REQUIREMENT » Print the material below exactly as it stands, please, from its first line to the line holding "const legendLabels = ['Marginalized", with no pictures.
##### DATASET EXCERPT
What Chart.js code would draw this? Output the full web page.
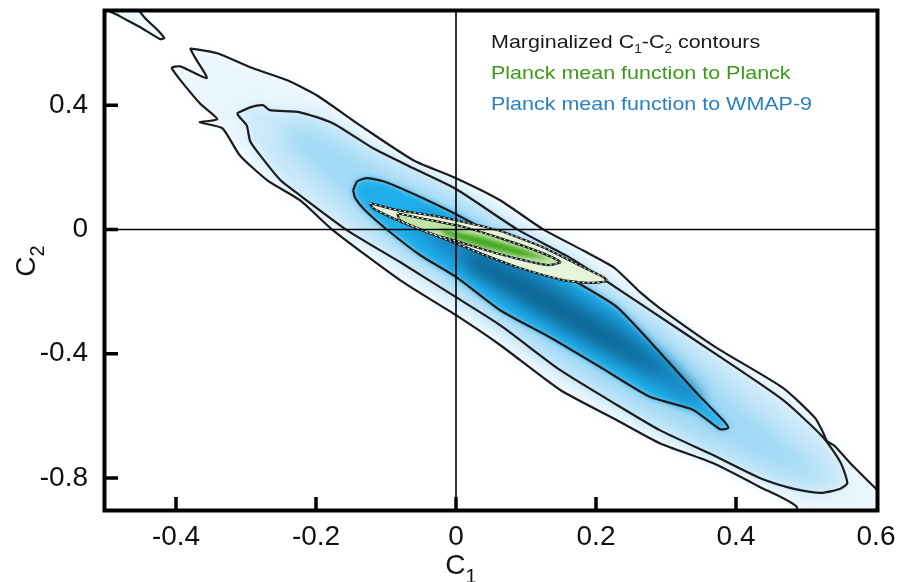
<!DOCTYPE html>
<html>
<head>
<meta charset="utf-8">
<script src="https://cdn.jsdelivr.net/npm/chart.js@4.4.1/dist/chart.umd.min.js"></script>
<style>
  html, body { margin: 0; padding: 0; background: #fff; }
  #wrap { width: 906px; height: 582px; }
</style>
</head>
<body>
<div id="wrap"><canvas id="contourChart" width="906" height="582"></canvas></div>
<script>
// Axis ranges and ticks
const xRange = [-0.5, 0.6];
const yRange = [-0.9, 0.7];
const xTicks = [-0.4, -0.2, 0, 0.2, 0.4, 0.6];
const yTicks = [-0.8, -0.4, 0, 0.4];
const xTitle = 'C1';
const yTitle = 'C2';
const legendLabels = ['Marginalized C1-C2 contours', 'Planck mean function to Planck', 'Planck mean function to WMAP-9'];

// WMAP-9 contours (C1, C2)
const sigma3Blue = [
  [-0.380, 0.583], [-0.341, 0.567], [-0.294, 0.522], [-0.241, 0.480], [-0.199, 0.432],
  [-0.137, 0.335], [-0.061, 0.223], [0, 0.165], [0.063, 0.094], [0.124, 0.001],
  [0.181, -0.067], [0.227, -0.125], [0.263, -0.202], [0.291, -0.253], [0.373, -0.382],
  [0.467, -0.510], [0.513, -0.607], [0.524, -0.652], [0.530, -0.681], [0.541, -0.697],
  [0.563, -0.752], [0.600, -0.835], [0.634, -0.909], [0.634, -1.0], [0.477, -0.967],
  [0.487, -0.894], [0.434, -0.829], [0.367, -0.752], [0.291, -0.688], [0.230, -0.614],
  [0.149, -0.517], [0.063, -0.372], [0, -0.276], [-0.080, -0.163], [-0.176, -0.002],
  [-0.223, 0.094], [-0.270, 0.159], [-0.309, 0.239], [-0.334, 0.326], [-0.366, 0.345],
  [-0.341, 0.355], [-0.366, 0.406], [-0.406, 0.519], [-0.394, 0.525], [-0.356, 0.487],
  [-0.373, 0.554]
];
const sigma3Island = [
  [-0.459, 0.722], [-0.444, 0.680], [-0.426, 0.641], [-0.417, 0.616], [-0.423, 0.613],
  [-0.451, 0.651], [-0.480, 0.686], [-0.501, 0.712]
];
const sigma2Blue = [
  [-0.313, 0.374], [-0.294, 0.393], [-0.276, 0.400], [-0.266, 0.384], [-0.223, 0.377],
  [-0.176, 0.342], [-0.119, 0.262], [-0.061, 0.197], [0, 0.130], [0.087, 0.001],
  [0.159, -0.086], [0.206, -0.153], [0.277, -0.260], [0.373, -0.404], [0.467, -0.549],
  [0.524, -0.668], [0.549, -0.749], [0.559, -0.816], [0.549, -0.835], [0.524, -0.848],
  [0.506, -0.845], [0.477, -0.832], [0.434, -0.800], [0.367, -0.726], [0.291, -0.646],
  [0.230, -0.565], [0.149, -0.453], [0.063, -0.308], [0, -0.218], [-0.080, -0.105],
  [-0.156, -0.002], [-0.223, 0.110], [-0.251, 0.159], [-0.280, 0.239], [-0.294, 0.284],
  [-0.299, 0.335], [-0.309, 0.361]
];
const sigma1Blue = [
  [-0.147, 0.126], [-0.141, 0.155], [-0.127, 0.165], [-0.104, 0.155], [-0.066, 0.120],
  [-0.023, 0.075], [0, 0.049], [0.063, -0.028], [0.159, -0.153], [0.230, -0.250],
  [0.301, -0.420], [0.349, -0.539], [0.381, -0.613], [0.389, -0.639], [0.377, -0.643],
  [0.339, -0.581], [0.277, -0.539], [0.206, -0.443], [0.134, -0.347], [0.063, -0.260],
  [0, -0.153], [-0.051, -0.083], [-0.094, -0.009], [-0.130, 0.062], [-0.144, 0.101]
];
// WMAP-9 density shading levels
const blueRidge = [
  [-0.237, 0.352], [-0.180, 0.303], [-0.109, 0.207], [0, 0.094], [0.149, -0.099],
  [0.291, -0.324], [0.406, -0.549], [0.491, -0.710], [0.534, -0.800], [0.506, -0.813],
  [0.434, -0.759], [0.349, -0.678], [0.234, -0.549], [0.120, -0.388], [0, -0.195],
  [-0.109, -0.018], [-0.194, 0.159], [-0.251, 0.287]
];
const blueCore = [
  [-0.051, 0.056], [0.020, -0.009], [0.120, -0.131], [0.234, -0.292], [0.320, -0.453],
  [0.356, -0.549], [0.341, -0.565], [0.277, -0.485], [0.163, -0.340], [0.049, -0.179],
  [-0.023, -0.067], [-0.059, 0.004]
];
const blueCoreDark = [
  [0.020, -0.067], [0.120, -0.179], [0.234, -0.340], [0.299, -0.453], [0.284, -0.459],
  [0.206, -0.372], [0.106, -0.244], [0.013, -0.115]
];

// Planck contours
const sigma2Planck = [
  [-0.123, 0.085], [-0.084, 0.062], [-0.037, 0.046], [-0.001, 0.030], [0.059, -0.002],
  [0.124, -0.057], [0.181, -0.121], [0.210, -0.153], [0.216, -0.166], [0.191, -0.172],
  [0.153, -0.163], [0.087, -0.121], [0.034, -0.076], [-0.001, -0.044], [-0.037, -0.012],
  [-0.084, 0.030], [-0.119, 0.069]
];
const sigma1Planck = [
  [-0.084, 0.052], [-0.037, 0.030], [0.006, 0.011], [0.063, -0.028], [0.120, -0.073],
  [0.149, -0.105], [0.131, -0.115], [0.063, -0.080], [0.006, -0.041], [-0.037, -0.012],
  [-0.080, 0.030]
];
const planckPeak = [
  [-0.023, 0.004], [0.034, -0.022], [0.091, -0.060], [0.134, -0.096], [0.091, -0.086],
  [0.034, -0.054], [-0.016, -0.018]
];

const fontFamily = '"Liberation Sans", Arial, Helvetica, sans-serif';

function closed(pts) {
  const out = pts.map(p => ({x: p[0], y: p[1]}));
  out.push({x: pts[0][0], y: pts[0][1]});
  return out;
}

// contour outline
function contourLine(pts, order) {
  return { data: closed(pts), borderColor: '#1c1c1c', borderWidth: 2.2, pointRadius: 0,
           fill: false, tension: 0.2, order: order };
}

// blurred density fill, painted by the shading plugin
function shade(pts, color, blur, order) {
  return { data: closed(pts), shade: true, shadeColor: color, blur: blur, showLine: false,
           borderWidth: 0, pointRadius: 0, fill: false, order: order };
}

function solidFill(pts, color, order) {
  return { data: closed(pts), backgroundColor: color, borderWidth: 0, pointRadius: 0,
           fill: 'shape', tension: 0.2, order: order };
}

// draw text, turning the digit after a C into a subscript
function drawSubText(ctx, text, x, y, size, align, subScale, subDrop) {
  const parts = text.split(/(?<=C)(\d)/);
  const pieces = parts.map((t, i) => ({t: t, sub: i % 2 === 1}));
  const fontFor = p => (p.sub ? Math.round(size * subScale) : size) + 'px ' + fontFamily;
  let total = 0;
  pieces.forEach(p => { ctx.font = fontFor(p); p.w = ctx.measureText(p.t).width; total += p.w; });
  let cx = align === 'center' ? x - total / 2 : x;
  ctx.textAlign = 'left';
  pieces.forEach(p => {
    ctx.font = fontFor(p);
    ctx.fillText(p.t, cx, p.sub ? y + size * subDrop : y);
    cx += p.w;
  });
}

const decorPlugin = {
  id: 'decor',
  beforeDatasetDraw(chart, args) {
    const ds = chart.data.datasets[args.index];
    if (!ds.shade) return;
    const {ctx, chartArea: a} = chart;
    const pts = args.meta.data;
    ctx.save();
    ctx.beginPath();
    ctx.rect(a.left, a.top, a.right - a.left, a.bottom - a.top);
    ctx.clip();
    ctx.filter = 'blur(' + ds.blur + 'px)';
    ctx.fillStyle = ds.shadeColor;
    ctx.beginPath();
    pts.forEach((p, i) => i ? ctx.lineTo(p.x, p.y) : ctx.moveTo(p.x, p.y));
    ctx.closePath();
    ctx.fill();
    ctx.restore();
  },
  afterDraw(chart) {
    const {ctx, chartArea: a, scales: {x, y}} = chart;
    ctx.save();
    // frame
    ctx.strokeStyle = '#000';
    ctx.lineWidth = 4;
    ctx.strokeRect(a.left - 1.5, a.top - 1.5, a.right - a.left + 3, a.bottom - a.top + 3);
    // inward tick marks
    ctx.lineWidth = 3.5;
    ctx.beginPath();
    xTicks.forEach(v => {
      if (v <= xRange[0] || v >= xRange[1]) return;
      const px = x.getPixelForValue(v);
      ctx.moveTo(px, a.bottom);
      ctx.lineTo(px, a.bottom - 12);
    });
    yTicks.forEach(v => {
      const py = y.getPixelForValue(v);
      ctx.moveTo(a.left, py);
      ctx.lineTo(a.left + 12, py);
    });
    ctx.stroke();

    // axis titles
    ctx.fillStyle = '#111';
    ctx.textBaseline = 'alphabetic';
    drawSubText(ctx, xTitle, x.getPixelForValue(0) + 5, 574, 28, 'center', 0.72, 0.32);
    ctx.save();
    ctx.translate(35, 261);
    ctx.rotate(-Math.PI / 2);
    drawSubText(ctx, yTitle, 0, 0, 28, 'center', 0.72, 0.32);
    ctx.restore();

    // legend text
    const legendColors = ['#1a1a1a', '#3c9a18', '#2a7fc2'];
    const sx = 1.13;
    ctx.save();
    ctx.scale(sx, 1);
    legendLabels.forEach((t, i) => {
      ctx.fillStyle = legendColors[i];
      drawSubText(ctx, t, 491 / sx, 48 + i * 31, 19, 'left', 0.65, 0.25);
    });
    ctx.restore();
    ctx.restore();
  }
};

Chart.defaults.font.family = fontFamily;

const datasets = [
  // crosshair
  { data: [{x: 0, y: yRange[0]}, {x: 0, y: yRange[1]}], borderColor: '#000', borderWidth: 1.6,
    pointRadius: 0, fill: false, order: 0 },
  { data: [{x: xRange[0], y: 0}, {x: xRange[1], y: 0}], borderColor: '#000', borderWidth: 1.6,
    pointRadius: 0, fill: false, order: 0 },
  // Planck outlines: black with white dashes
  { data: closed(sigma1Planck), borderColor: '#fff', borderWidth: 1, borderDash: [2, 3],
    pointRadius: 0, fill: false, tension: 0.2, order: 1 },
  { data: closed(sigma2Planck), borderColor: '#fff', borderWidth: 1, borderDash: [2, 3],
    pointRadius: 0, fill: false, tension: 0.2, order: 1 },
  contourLine(sigma1Planck, 2),
  contourLine(sigma2Planck, 2),
  shade(planckPeak, '#47a823', 2, 3),
  solidFill(sigma1Planck, '#bfe6a6', 4),
  solidFill(sigma2Planck, '#e4f5da', 5),
  // WMAP-9 outlines
  contourLine(sigma1Blue, 10),
  contourLine(sigma2Blue, 10),
  contourLine(sigma3Blue, 10),
  contourLine(sigma3Island, 10),
  // WMAP-9 density shading
  shade(blueCoreDark, '#0c6592', 8, 20),
  shade(blueCore, '#1886c0', 8, 21),
  shade(sigma1Blue, '#1eaeea', 3, 22),
  shade(blueRidge, '#9dd8f5', 12, 23),
  shade(sigma2Blue, '#cdeafa', 6, 24),
  shade(sigma3Island, '#eaf6fd', 4, 25),
  shade(sigma3Blue, '#eaf6fd', 5, 26)
];

new Chart(document.getElementById('contourChart'), {
  type: 'line',
  data: { datasets: datasets },
  options: {
    responsive: false,
    animation: false,
    devicePixelRatio: 1,
    events: [],
    layout: { padding: { left: 0, right: 30, top: 12, bottom: 0 } },
    plugins: { legend: { display: false }, tooltip: { enabled: false } },
    scales: {
      x: {
        type: 'linear',
        min: xRange[0],
        max: xRange[1],
        afterBuildTicks: s => { s.ticks = xTicks.map(v => ({value: v})); },
        afterFit: s => { s.height = 73; s.paddingLeft = 0; s.paddingRight = 0; },
        grid: { display: false, drawTicks: false },
        border: { display: false },
        ticks: { font: { size: 28 }, color: '#111', padding: 11, maxRotation: 0,
                 autoSkip: false, callback: v => String(v) }
      },
      y: {
        type: 'linear',
        min: yRange[0],
        max: yRange[1],
        afterBuildTicks: s => { s.ticks = yTicks.map(v => ({value: v})); },
        afterFit: s => { s.width = 106; s.paddingTop = 0; s.paddingBottom = 0; },
        grid: { display: false, drawTicks: false },
        border: { display: false },
        ticks: { font: { size: 28 }, color: '#111', padding: 18, autoSkip: false,
                 callback: v => String(v) }
      }
    }
  },
  plugins: [decorPlugin]
});
</script>
</body>
</html>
##########
REPLY TO THE TASK »
What Chart.js code would draw this? Output the full web page.
<!DOCTYPE html>
<html>
<head>
<meta charset="utf-8">
<script src="https://cdn.jsdelivr.net/npm/chart.js@4.4.1/dist/chart.umd.min.js"></script>
<style>
  html, body { margin: 0; padding: 0; background: #fff; }
  #wrap { width: 906px; height: 582px; }
</style>
</head>
<body>
<div id="wrap"><canvas id="contourChart" width="906" height="582"></canvas></div>
<script>
// Axis ranges and ticks
const xRange = [-0.5, 0.6];
const yRange = [-0.9, 0.7];
const xTicks = [-0.4, -0.2, 0, 0.2, 0.4, 0.6];
const yTicks = [-0.8, -0.4, 0, 0.4];
const xTitle = 'C1';
const yTitle = 'C2';
const legendLabels = ['Marginalized C1-C2 contours', 'Planck mean function to Planck', 'Planck mean function to WMAP-9'];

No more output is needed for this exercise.